Farming employs 5.2% of the workforce

5th August 2013 By: Sapa

Farming employs 5.2% of the workforce

Photo by: Duane Daws

Agriculture employs 5.2% of the workforce but only accounts for 2.5% of annual gross domestic product (GDP), statistician general Pali Lehohla said on Monday.

"Agriculture contributes 2.5% of GDP, but in terms of employment agriculture punches above its weight with 5.2%," he told reporters in Pretoria on Monday.

Lehohla was releasing figures obtained on farming in South Africa during the last population count in 2011. He said a more expansive study would be conducted on agriculture in particular.

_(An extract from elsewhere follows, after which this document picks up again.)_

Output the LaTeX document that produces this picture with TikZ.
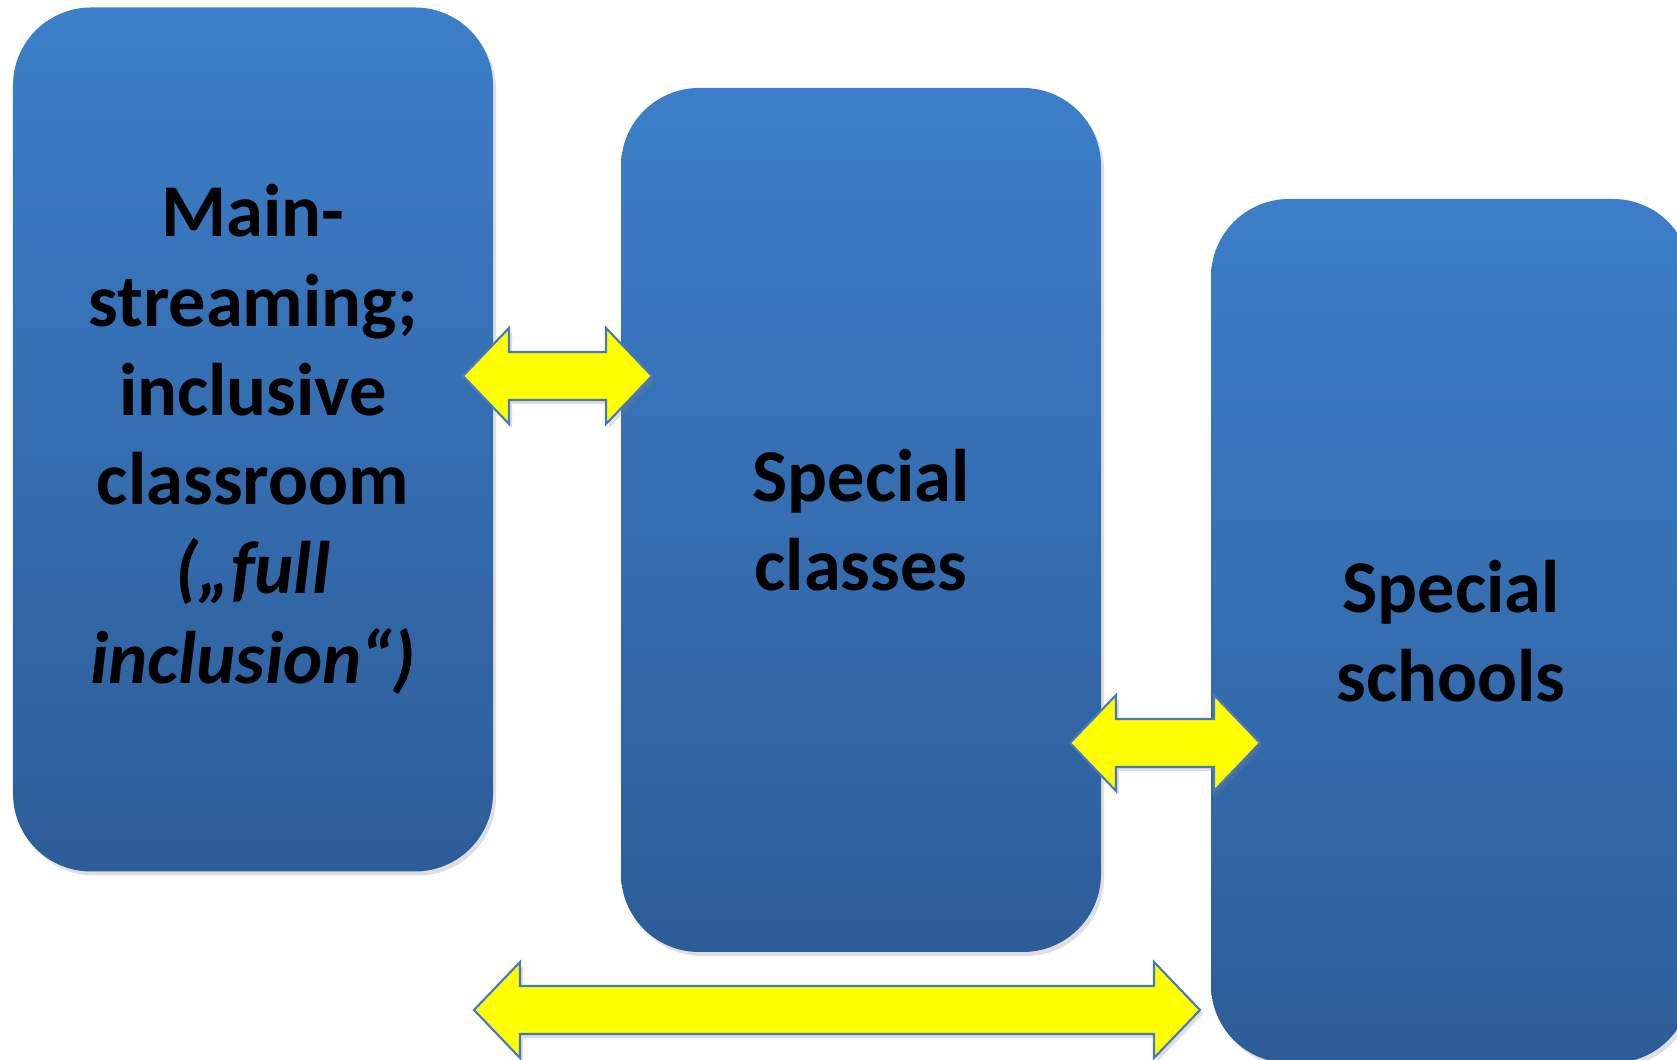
\documentclass[tikz,border=0pt]{standalone}
\usepackage{fontspec}
\setmainfont{Carlito}
\usetikzlibrary{calc,shadows}

\definecolor{boxtop}{RGB}{60,126,201}
\definecolor{boxbottom}{RGB}{45,93,152}
\definecolor{arrowline}{RGB}{72,121,190}
\definecolor{arrowfill}{RGB}{255,255,0}

\tikzset{
  setting/.style={rounded corners=0.78cm, top color=boxtop, bottom color=boxbottom,
    minimum width=4.8cm, minimum height=8.64cm, align=center, text=black,
    font=\bfseries\fontsize{21.2}{25.4}\selectfont,
    drop shadow={opacity=0.25, shadow xshift=0.03cm, shadow yshift=-0.04cm}},
  twoway/.style={fill=arrowfill, draw=arrowline, line width=0.6pt,
    drop shadow={opacity=0.25, shadow xshift=0.03cm, shadow yshift=-0.04cm}}
}

% double headed block arrow between two tips
\newcommand{\bothways}[2]{%
  \draw[twoway] (#1) -- ++(0.46,0.48) -- ++(0,-0.24) -- ($(#2)+(-0.46,0.24)$)
    -- ++(0,0.24) -- (#2) -- ++(-0.46,-0.48) -- ++(0,0.24)
    -- ($(#1)+(0.46,-0.24)$) -- ++(0,-0.24) -- cycle;
}

\begin{document}
\begin{tikzpicture}
  \useasboundingbox (0,0) rectangle (16.77,10.6);

  % The three settings, stepping down from left to right
  \node[setting] (mainstream) at (2.53,6.205)
    {Main-\\streaming;\\inclusive\\classroom\\\textit{(„full}\\\textit{inclusion“)}};
  \node[setting] (classes) at (8.61,5.40) {Special\\classes};
  \node[setting] (schools) at (14.51,4.29) {Special\\schools};

  % Tips of the yellow arrows
  \coordinate (one left)    at (4.63,6.84);
  \coordinate (one right)   at (6.52,6.84);
  \coordinate (two left)    at (10.70,3.17);
  \coordinate (two right)   at (12.60,3.17);
  \coordinate (three left)  at (4.74,0.50);
  \coordinate (three right) at (12.00,0.50);

  % Moves between the settings
  \bothways{one left}{one right}
  \bothways{two left}{two right}
  \bothways{three left}{three right}
\end{tikzpicture}
\end{document}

The census showed that 2.8-million households were involved in agriculture in some form or another. It contained three questions related to agriculture but did not make a clear distinction between commercial and subsistence farming. A more nuanced picture was needed, Lehohla said.

The provinces with the highest number of households practising agriculture were KwaZulu-Natal with 24.9%, Eastern Cape with 20.7%, and Limpopo with 16.3%. The Northern Cape had the highest proportion of households that reported livestock ownership.

Lehohla said the census data would allow for a follow-up study because government had now identified the households that would be canvassed.

"The purpose was, in part, to give us a frame so that when we go for a fully-fledged agricultural census we know where to go. When we do the agriculture census we will go to those 2.8-million."

Government planned to use the information obtained to strengthen agriculture in a bid to see the sector provide jobs to more people, he said.

Lehohla said the census showed families involved in agriculture in general had poor access to facilities, but the explanation for this might lie more in their location than in any government policy.

"We also know that agriculture is practised in rural areas where the provision of facilities is very difficult. When you look at the Eastern Cape and the altitude, when it comes to things like the provision of water, then it becomes very expensive to provide water."